Technicians from the State’s National Board of Borders and Limits (Difrol) visited a farm in the region and noted that the drying up of the river “does not occur due to natural causes” and could only be attributed to some “intervention” in Argentine territory.
Sergio Rodríguez Oro, a lawyer for the owners of a local farm, told El Mercurio newspaper that “for the first time in history the canal [do rio Vizcachas] dried out”. “Concretely, there are at least six works that conduct and completely divert the water dozens of kilometers from the canal”, he highlighted.
Chilean rural producers and businessmen argue that changing the river’s flow would represent a violation of an environmental treaty, which includes a protocol on shared water resources and was signed between the two countries in 1991.
The undersecretary of Foreign Affairs of Chile, Gloria de la Fuente, said in an interview with Rádio Pauta that the Chilean response, in sending the statement to Argentina, followed “the parameters of institutionality”. “No more than that, there is no note of protest. What we are doing is building the proper background,” she said.

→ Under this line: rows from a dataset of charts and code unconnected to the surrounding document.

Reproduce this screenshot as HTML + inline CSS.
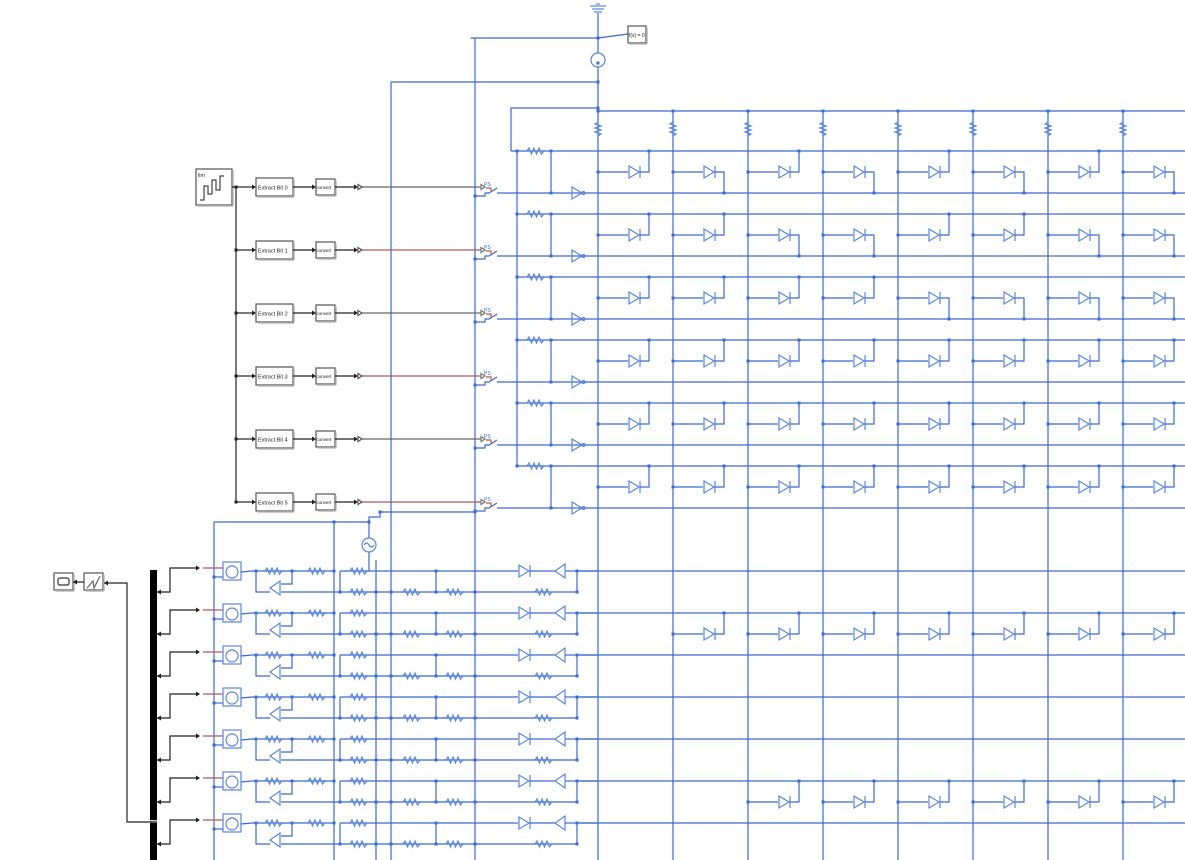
<!DOCTYPE html>
<html><head><meta charset="utf-8"><style>
html,body{margin:0;padding:0;background:#fff;}
svg{display:block;}
text{font-family:"Liberation Sans",sans-serif;}
</style></head><body>
<svg id="s" width="1185" height="860" xmlns="http://www.w3.org/2000/svg">
<g id="g" fill="none" stroke-width="1.2"></g>
<g font-size="5.5" fill="#222">
<text x="198" y="177">lim</text>
<text x="258" y="189.5">Extract Bit 0</text>
<text x="258" y="252.5">Extract Bit 1</text>
<text x="258" y="315.5">Extract Bit 2</text>
<text x="258" y="378.5">Extract Bit 3</text>
<text x="258" y="441.5">Extract Bit 4</text>
<text x="258" y="504.5">Extract Bit 5</text>
<text x="316.5" y="189" font-size="4.5">convert</text>
<text x="316.5" y="252" font-size="4.5">convert</text>
<text x="316.5" y="315" font-size="4.5">convert</text>
<text x="316.5" y="378" font-size="4.5">convert</text>
<text x="316.5" y="441" font-size="4.5">convert</text>
<text x="316.5" y="504" font-size="4.5">convert</text>
<text x="629" y="37" font-size="5">f(x) = 0</text>
</g>
<g font-size="5" fill="#3b6bd0">
<text x="484" y="186">PS</text>
<text x="484" y="249">PS</text>
<text x="484" y="312">PS</text>
<text x="484" y="375">PS</text>
<text x="484" y="438">PS</text>
<text x="484" y="501">PS</text>
</g>
</svg>
<script>
const g=document.getElementById('g');
const B='#3b6bd0',D='#5b86dd',K='#222';
let h='';
function L(pts,c){h+=`<polyline points="${pts}" stroke="${c||B}"/>`;}
function l(x1,y1,x2,y2,c){L(`${x1},${y1} ${x2},${y2}`,c);}
function N(x,y,c){h+=`<rect x="${x-1.5}" y="${y-1.5}" width="3" height="3" fill="${c||B}" stroke="none"/>`;}
function R(x,y){let p=`${x},${y}`;for(let i=0;i<6;i++)p+=` ${x+2+i*2.5},${y+(i%2?3:-3)}`;p+=` ${x+17},${y}`;L(p,D);}
function RV(x,y){let p=`${x},${y}`;for(let i=0;i<6;i++)p+=` ${x+(i%2?3:-3)},${y+2+i*2}`;p+=` ${x},${y+14}`;L(p,D);}
function di(x,y){h+=`<polygon points="${x},${y-6} ${x+10},${y} ${x},${y+6}" stroke="${D}"/>`;l(x+11,y-6,x+11,y+6,D);}
function tl(x,y){h+=`<polygon points="${x},${y} ${x+10},${y-7} ${x+10},${y+7}" stroke="${D}"/>`;}
function tr(x,y,c){h+=`<polygon points="${x},${y-6} ${x+10},${y} ${x},${y+6}" stroke="${c||D}"/><circle cx="${x+11.5}" cy="${y}" r="1.5" stroke="${c||D}"/>`;}
function box(x,y,w,hh,c){h+=`<rect x="${x}" y="${y}" width="${w}" height="${hh}" stroke="${c||'#555'}" fill="#fff"/>`;h+=`<line x1="${x+1.5}" y1="${y+hh+1}" x2="${x+w+1}" y2="${y+hh+1}" stroke="#bbb" stroke-width="1.5"/><line x1="${x+w+1}" y1="${y+1.5}" x2="${x+w+1}" y2="${y+hh+1}" stroke="#bbb" stroke-width="1.5"/>`;}
function arr(x,y,c){h+=`<polygon points="${x},${y} ${x-4},${y-2.5} ${x-4},${y+2.5}" fill="${c||K}" stroke="none"/>`;}
function arl(x,y,c){h+=`<polygon points="${x},${y} ${x+4},${y-2.5} ${x+4},${y+2.5}" fill="${c||K}" stroke="none"/>`;}
const cols=[598,673,748,823,898,973,1048,1123];
h+=`<g stroke="${D}"><line x1="590" y1="6" x2="606" y2="6"/><line x1="592" y1="9" x2="604" y2="9"/><line x1="594" y1="12" x2="602" y2="12"/><line x1="596" y1="4" x2="600" y2="4"/></g>`;
l(598,13,598,860);
h+=`<circle cx="598" cy="60" r="7" stroke="${D}" fill="#fff"/>`;N(598,63);
l(598,38,628,34);box(628,26,18,17);
l(470.5,38,598,38);l(475,38,475,860);N(598,38);
l(391,82,598,82);l(391,82,391,860);N(598,82);
L('511,151 511,108 598,108');N(598,108);l(598,111,1185,111);N(598,111);
for(const c of cols){if(c>598)l(c,111,c,860);RV(c,122);}
for(const c of cols){if(c>598)N(c,111);}
for(let i=0;i<6;i++){
 const yt=151+63*i,yd=172+63*i,yb=193+63*i;
 l(i?517:511,yt,1185,yt);N(517,yt);R(527,yt);N(551,yt);l(551,yt,551,yb);N(551,yb);
 l(497,yb,1185,yb);tr(572,yb);
 cols.forEach((c,j)=>{N(c,yd);l(c,yd,c+30,yd);di(c+31,yd);const down=(i<3)&&((j>>i)&1);
  if(down){L(`${c+42},${yd} ${c+51},${yd} ${c+51},${yb}`);N(c+51,yb);}else{L(`${c+42},${yd} ${c+51},${yd} ${c+51},${yt}`);N(c+51,yt);}});
 const yr=187+63*i;const rc=i%2?'#b05a5a':'#666';
 l(362,yr,481,yr,rc);h+=`<polygon points="481,${yr-2.5} 485,${yr} 481,${yr+2.5}" stroke="#777"/>`;
 L(`475,${yb+3} 485,${yb+3} 485,${yb} 489,${yb} 497,${yb-5}`);N(475,yb+3);
 L(`486,${yr+1} 491,${yr+1} 491,${yb-1}`,'#b05a5a');
 N(236,yr,K);l(236,yr,252,yr,K);arr(256,yr);box(256,178+63*i,37,18);
 l(293,yr,312,yr,K);arr(316,yr);box(316,179+63*i,19,16);
 l(335,yr,354,yr,K);arr(358,yr);h+=`<polygon points="358,${yr-2.5} 362,${yr} 358,${yr+2.5}" stroke="#555" fill="#fff"/>`;
}
l(517,151,517,466);
box(196,169,36,36);L('200,200 204,200 204,186 208,186 208,194 212,194 212,180 216,180 216,190 220,190 220,176 224,176','#444');
l(232,187,236,187,K);l(236,187,236,502,K);
l(214,522,214,860);l(214,522,369,522);N(334,522);N(369,522);l(334,522,334,860);
L('369,522 369,517 380,517 380,512 475,512');N(475,512);N(380,512);
l(369,522,369,571);h+=`<circle cx="369" cy="545" r="7" stroke="${D}" fill="#fff"/><path d="M364,545 q2.5,-4 5,0 q2.5,4 5,0" stroke="${D}"/>`;
l(376,560,376,860);
h+=`<rect x="150" y="570" width="7" height="290" fill="#000"/>`;
h+=`<rect x="150" y="820" width="7" height="3" fill="#ccc"/>`;
box(54,573,19,17,'#555');h+=`<rect x="58" y="578" width="11" height="7" rx="2" stroke="#333"/>`;
box(84,573,19,17,'#555');L('87,588 93,581 94,588 100,576','#666');
l(73,582,84,582,K);arl(73,582);L('157,822 127,822 127,583 104,583',K);arl(104,583);
for(let k=0;k<7;k++){
 const y=571+42*k,y2=y+21;
 L(`157,${y2} 170,${y2} 170,${y-3} 196,${y-3}`,K);arl(157,y2);arr(200,y-3);
 l(203,y-3,223,y-3,'#b05a5a');
 h+=`<rect x="223" y="${y-9}" width="18" height="18" stroke="${D}" fill="#fff"/><circle cx="232" cy="${y+1}" r="6" stroke="${D}"/>`;
 l(214,y+6,223,y+6);N(214,y+6);
 L(`241,${y+1} 252,${y} 256,${y}`);N(256,y);l(256,y,334,y);R(265,y);N(292,y);R(308,y);N(334,y);
 L(`256,${y} 256,${y2} 270,${y2}`);tl(270,y+17);L(`292,${y} 292,${y+13} 281,${y+13}`);l(281,y2,340,y2);
 l(340,y,1185,y);l(340,y,340,y2);l(340,y2,577,y2);N(340,y2);R(350,y);R(350,y2);N(376,y2);N(391,y2);
 R(403,y2);N(436,y);N(436,y2);l(436,y,436,y2);R(446,y2);N(475,y2);R(535,y2);
 h+=`<rect x="500" y="${y-8}" width="80" height="16" fill="#fff" stroke="none"/>`;
 l(500,y,518,y);di(519,y);l(530,y,555,y);tl(555,y);l(565,y,577,y);l(577,y,577,y2);N(577,y);N(577,y2);
 l(577,y,598,y);
}
[[634,613,1],[802,781,2]].forEach(([yd,yt,st])=>{cols.forEach((c,j)=>{if(j<st)return;N(c,yd);l(c,yd,c+30,yd);di(c+31,yd);L(`${c+42},${yd} ${c+51},${yd} ${c+51},${yt}`);N(c+51,yt);});});
g.innerHTML=h;
</script>
</body></html>
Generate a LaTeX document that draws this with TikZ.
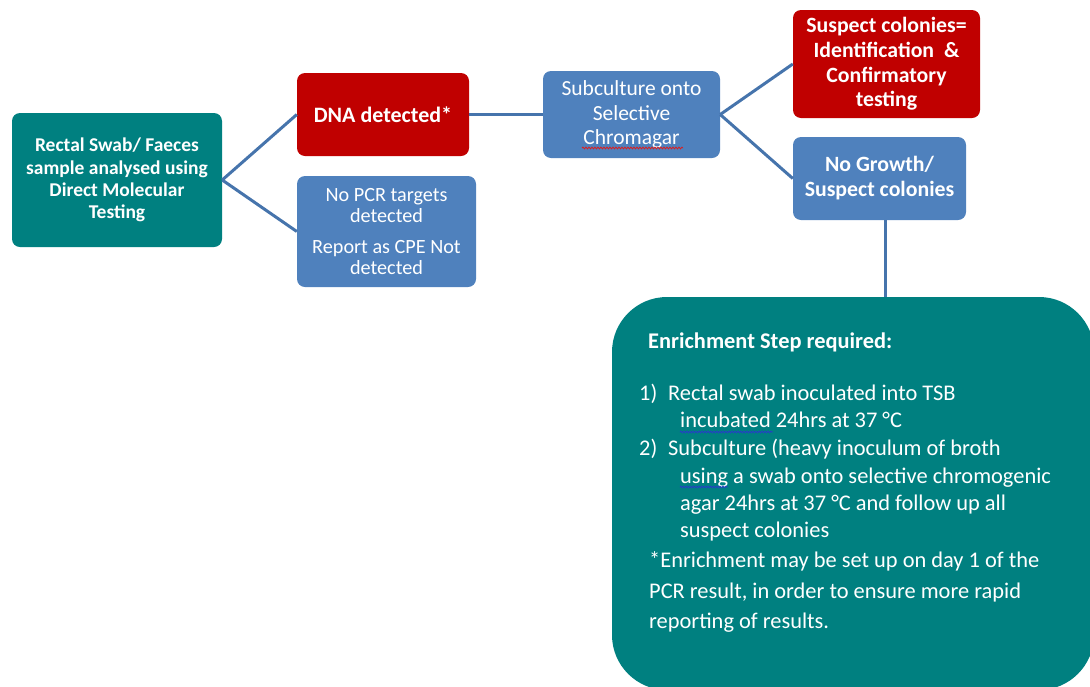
\documentclass[tikz,border=0pt]{standalone}
\usepackage{fontspec}
\setmainfont{Carlito}
\usetikzlibrary{decorations.pathmorphing}
\definecolor{tealbox}{RGB}{0,128,128}
\definecolor{redbox}{RGB}{192,0,0}
\definecolor{bluebox}{RGB}{79,129,189}
\definecolor{linkc}{RGB}{70,116,172}
\definecolor{wavyred}{RGB}{220,30,30}
\definecolor{wavyblue}{RGB}{40,60,200}
\tikzset{
  box/.style={rounded corners=8pt, inner sep=0pt, text=white, align=center,
    font=\fontsize{22}{24.5}\selectfont},
  link/.style={draw=linkc, line width=3pt},
  etext/.style={anchor=base west, inner sep=0pt, text=white, font=\fontsize{22.4}{26}\selectfont},
  wavy/.style={decorate, decoration={snake, amplitude=0.9pt, segment length=3pt}, line width=0.8pt}
}
\begin{document}
\begin{tikzpicture}[x=1pt,y=-1pt]
\useasboundingbox (0,0) rectangle (1090,686);
\node[box, fill=tealbox, minimum width=210pt, minimum height=134pt, font=\fontsize{19.5}{22.3}\selectfont\bfseries] (left) at (117,180)
  {Rectal Swab/ Faeces\\sample analysed using\\Direct Molecular\\Testing};
\node[box, fill=redbox, minimum width=172pt, minimum height=83pt, font=\fontsize{22}{24}\selectfont\bfseries] (dna) at (383,114.5)
  {DNA detected*};
\node[box, fill=bluebox, minimum width=179pt, minimum height=111pt, font=\fontsize{20.2}{21.2}\selectfont] (nopcr) at (386.5,231.5)
  {No PCR targets\\detected\\[10pt]Report as CPE Not\\detected};
\node[box, fill=bluebox, minimum width=177pt, minimum height=87pt, font=\fontsize{21.5}{24.5}\selectfont] (sub) at (631.5,114.5)
  {Subculture onto\\Selective\\Chromagar};
\node[box, fill=redbox, minimum width=187pt, minimum height=108pt, font=\fontsize{21.8}{24.7}\selectfont\bfseries] (susp) at (886.5,64)
  {Suspect colonies=\\Identification \ \&\\Confirmatory\\testing};
\node[box, fill=bluebox, minimum width=173pt, minimum height=83pt, font=\fontsize{21.8}{25}\selectfont\bfseries] (nogr) at (879.5,178.5)
  {No Growth/\\Suspect colonies};
\node[draw=none, fill=tealbox, rounded corners=55pt, minimum width=482pt, minimum height=393pt, inner sep=0pt] (enr) at (853,493.5) {};

\draw[link] (left.east) -- (dna.west);
\draw[link] (left.east) -- (nopcr.west);
\draw[link] (dna.east) -- (sub.west);
\draw[link] (sub.east) -- (susp.west);
\draw[link] (sub.east) -- (nogr.west);
\draw[link] ([xshift=5.5pt]nogr.south) -- ([xshift=5.5pt]nogr.south |- enr.north);

\node[etext, font=\fontsize{22.4}{26}\selectfont\bfseries] (e0) at (648,348) {Enrichment Step required:};
\node[etext] (n1) at (639,400) {1)};
\node[etext] (e1) at (668,400) {Rectal swab inoculated into TSB};
\node[etext] (e2) at (680,427) {incubated 24hrs at 37 °C};
\node[etext] (n2) at (639,455) {2)};
\node[etext] (e3) at (668,455) {Subculture (heavy inoculum of broth};
\node[etext] (e4) at (680,483) {using a swab onto selective chromogenic};
\node[etext] (e5) at (680,510) {agar 24hrs at 37 °C and follow up all};
\node[etext] (e6) at (680,537) {suspect colonies};
\node[etext] (e7) at (649,567) {*Enrichment may be set up on day 1 of the};
\node[etext] (e8) at (649,598) {PCR result, in order to ensure more rapid};
\node[etext] (e9) at (649,628) {reporting of results.};

\draw[wavy, draw=wavyred] (582,148) -- (683,148);
\draw[wavy, draw=wavyblue] (680,432) -- (773,432);
\draw[wavy, draw=wavyblue] (680,487) -- (728,487);
\end{tikzpicture}
\end{document}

However, the opposition to Boric called for a tougher stance from the Chilean government. Deputy Christian Matheson, representative of the Magellan region and Chilean Antarctica, suggested taking the matter to the Hague Court.
“This cannot be left alone in a document that has little or no effect. What the State of Chile should demand is that any intervention on the Vizcachas River be stopped and the natural flow of this international channel be restored, as it affects not only rural producers in the Magallanes region, but also the flora and fauna around Torres del Paine. Therefore, one should not rule out going to the International Court in The Hague to restore international law, which today is affected”, declared Matheson.
“I ask myself, what would Argentina say if we intervened in the Rubens River and the Penitente River, which form part of the beginning of the Gallegos River in the Argentine Republic?” he added.
The Defense Commission of the Chilean Chamber of Deputies reported that it would send a letter to the Ministry of Foreign Affairs to question the portfolio about what happened and about the actions it intends to take next.
Exposed deficiencies
In an article for the El Mostrador website, Jorge Guzmán, a professor and researcher at the Autonomous University of Chile, said that the controversy over the Vizcachas River should not lead to a bilateral crisis between the two countries, but, in the context of the protocol on shared water resources of 1991, makes clear “two structural deficiencies” of Chilean foreign policy.
The first, according to the researcher, is that no State body in Chile maintains up-to-date monitoring or monitoring of the application of this and other obligations agreed with Argentina, with which the country has about 5,300 kilometers of common border.
“With worrying regularity, this deficiency ends up becoming a circumstance that threatens the country’s interests,” said Guzmán, citing the 1998 Agreement on the Southern Patagonian Ice Field, considered harmful to Chile and which concerns one of the largest reservoirs of fresh water on the planet.
The second point, highlighted the researcher, is that the protocol on shared water resources gave Argentina the power to manage Chilean hydrographic basins that add up to about 27% of the country’s land territory.
“On the other hand, most of Argentina’s water resources are concentrated on the borders with Paraguay, Brazil and Uruguay; less than 3% of Argentine water can be co-managed with Chile”, he compared.